→ **Exercise**: Omit every picture and return the rest of the data unaltered.

→ **Material**:
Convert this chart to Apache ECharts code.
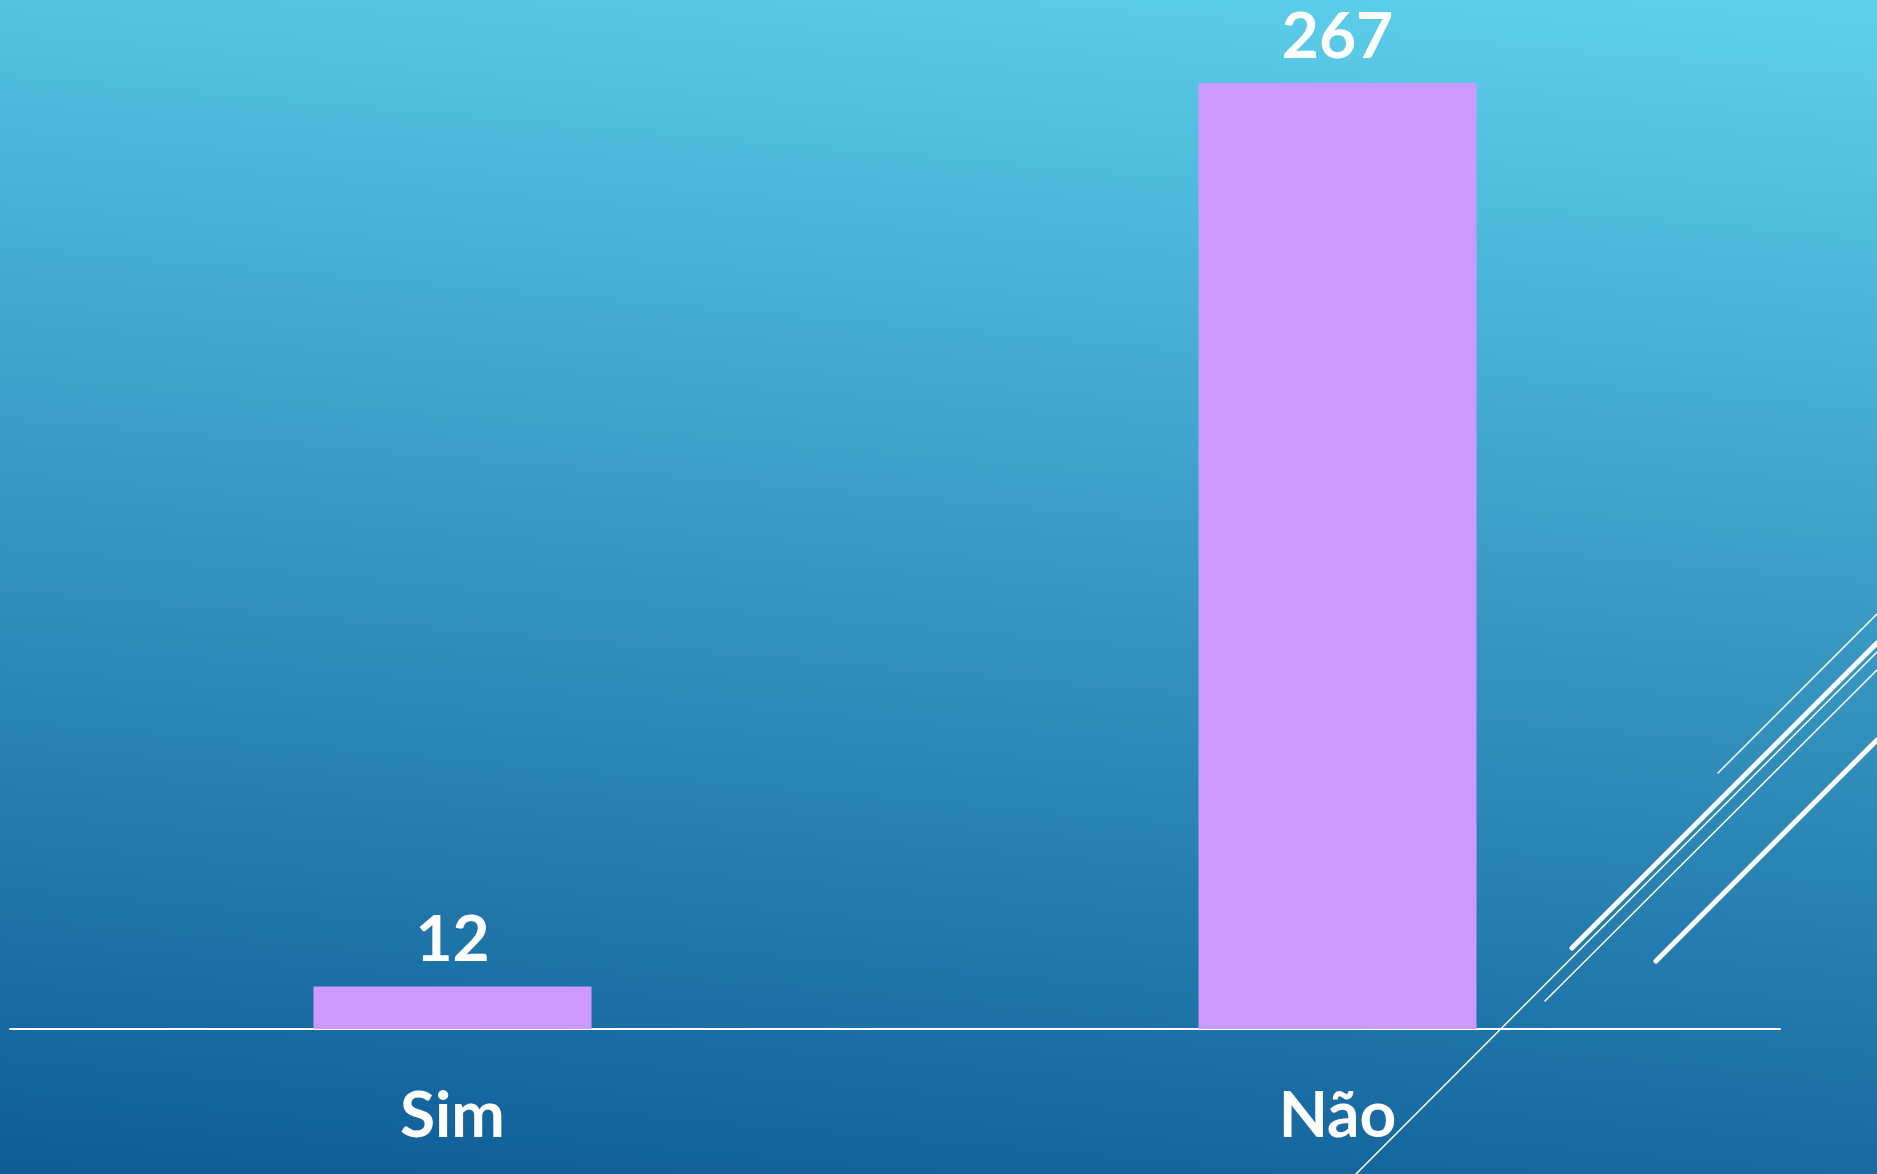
<!DOCTYPE html>
<html>
<head>
<meta charset="utf-8">
<script src="https://cdn.jsdelivr.net/npm/echarts@6/dist/echarts.min.js"></script>
<style>
  html, body { margin: 0; padding: 0; }
  #chart {
    width: 1877px; height: 1174px;
    background: linear-gradient(185deg, #5ed1ec 0%, #3696c1 50%, #0e5c97 100%);
  }
</style>
</head>
<body>
<div id="chart"></div>
<script>
// categorias e valores
const categories = ['Sim', 'Não']
const values = [12, 267]

const chart = echarts.init(document.getElementById('chart'), null, { renderer: 'canvas' })

const font = 'Lato, "Noto Sans", sans-serif'
const deco = (x1, y1, x2, y2, w) => ({
  type: 'line', silent: true,
  shape: { x1, y1, x2, y2 },
  style: { stroke: '#ffffff', lineWidth: w, lineCap: 'round' },
})

chart.setOption({
  backgroundColor: 'transparent',
  animation: false,
  grid: { left: 10, right: 97, top: 83, bottom: 145 },
  xAxis: {
    type: 'category', data: categories,
    axisLine: { show: true, lineStyle: { color: '#ffffff', width: 2 } },
    axisTick: { show: false },
    axisLabel: { color: '#ffffff', fontSize: 64, fontWeight: 'bold', fontFamily: font, margin: 55 },
  },
  yAxis: { type: 'value', min: 0, max: 267, show: false, splitLine: { show: false } },
  series: [{
    type: 'bar', data: values,
    barWidth: 278,
    itemStyle: { color: '#cc99ff' },
    label: {
      show: true, position: 'top', distance: 14,
      color: '#ffffff', fontSize: 64, fontWeight: 'bold', fontFamily: font,
    },
  }],
  graphic: [
    deco(1356, 1174, 1877, 652, 1.5),
    deco(1718, 773, 1877, 614, 1.5),
    deco(1572, 948, 1877, 643, 5),
    deco(1545, 1001, 1877, 670, 1.5),
    deco(1656, 961, 1877, 740, 5),
  ],
})
</script>
</body>
</html>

→ **Finished exercise**:
Convert this chart to Apache ECharts code.
<!DOCTYPE html>
<html>
<head>
<meta charset="utf-8">
<script src="https://cdn.jsdelivr.net/npm/echarts@6/dist/echarts.min.js"></script>
<style>
  html, body { margin: 0; padding: 0; }
  #chart {
    width: 1877px; height: 1174px;
    background: linear-gradient(185deg, #5ed1ec 0%, #3696c1 50%, #0e5c97 100%);
  }
</style>
</head>
<body>
<div id="chart"></div>
<script>
// categorias e valores
const categories = ['Sim', 'Não']
const values = [12, 267]

const chart = echarts.init(document.getElementById('chart'), null, { renderer: 'canvas' })

const font = 'Lato, "Noto Sans", sans-serif'
const deco = (x1, y1, x2, y2, w) => ({
  type: 'line', silent: true,
  shape: { x1, y1, x2, y2 },
  style: { stroke: '#ffffff', lineWidth: w, lineCap: 'round' },
})

chart.setOption({
  backgroundColor: 'transparent',
  animation: false,
  grid: { left: 10, right: 97, top: 83, bottom: 145 },
  xAxis: {
    type: 'category', data: categories,
    axisLine: { show: true, lineStyle: { color: '#ffffff', width: 2 } },
    axisTick: { show: false },
    axisLabel: { color: '#ffffff', fontSize: 64, fontWeight: 'bold', fontFamily: font, margin: 55 },
  },
  yAxis: { type: 'value', min: 0, max: 267, show: false, splitLine: { show: false } },
  series: [{
    type: 'bar', data: values,
    barWidth: 278,
    itemStyle: { color: '#cc99ff' },
    label: {
      show: true, position: 'top', distance: 14,
      color: '#ffffff', fontSize: 64, fontWeight: 'bold', fontFamily: font,
    },
  }],
  graphic: [
    deco(1356, 1174, 1877, 652, 1.5),
    deco(1718, 773, 1877, 614, 1.5),
    deco(1572, 948, 1877, 643, 5),
    deco(1545, 1001, 1877, 670, 1.5),
    deco(1656, 961, 1877, 740, 5),
  ],
})
</script>
</body>
</html>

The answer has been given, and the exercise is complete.